Matteo Renzi veut révolutionner l’Italie et le numérique la rendra, selon lui, « plus rapide, plus agile et moins bureaucratique », avec sa promesse d’une identité numérique pour faciliter les contacts entre les diverses administrations et les citoyens sur le futur portail Login.italia.it. Il l’espère plus riche également avec de nouveaux emplois créés et des points de PIB gagnés. La fibre optique est présentée dans cette perspective comme l’autoroute numérique qui permettra un nouveau miracle économique après celui de l’après-guerre symbolisé par les autoroutes encombrées de voitures Fiat. Celles du haut débit italien ne seront pour l’instant pas embouteillées.
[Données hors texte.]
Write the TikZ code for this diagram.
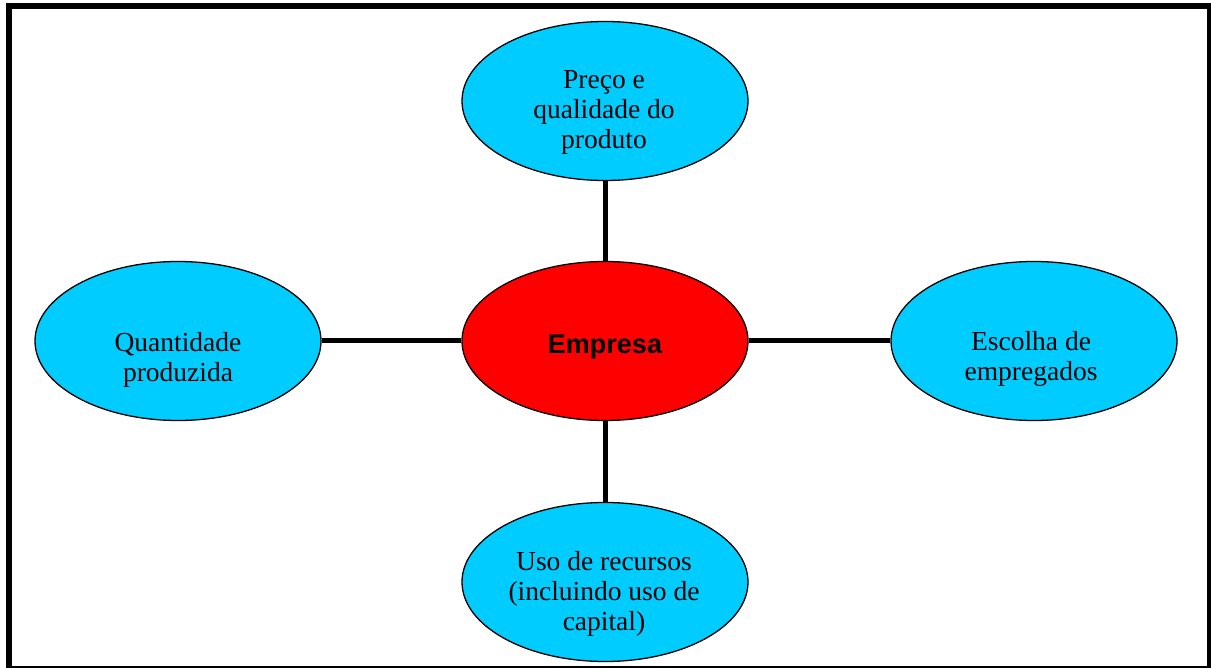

Les start-up innovantes sont 2.716 pour toute la péninsule alors que Paris et sa banlieue en comptent 12.000. Peu de véhicules donc, et peu de carburant aussi. 118 millions d’euros ont été investis dans ce domaine par les pouvoirs publics l’an dernier. Matteo Renzi se vante d’avoir remis en marche le moteur de la croissance italienne. Il faut maintenant appuyer sur l’accélérateur.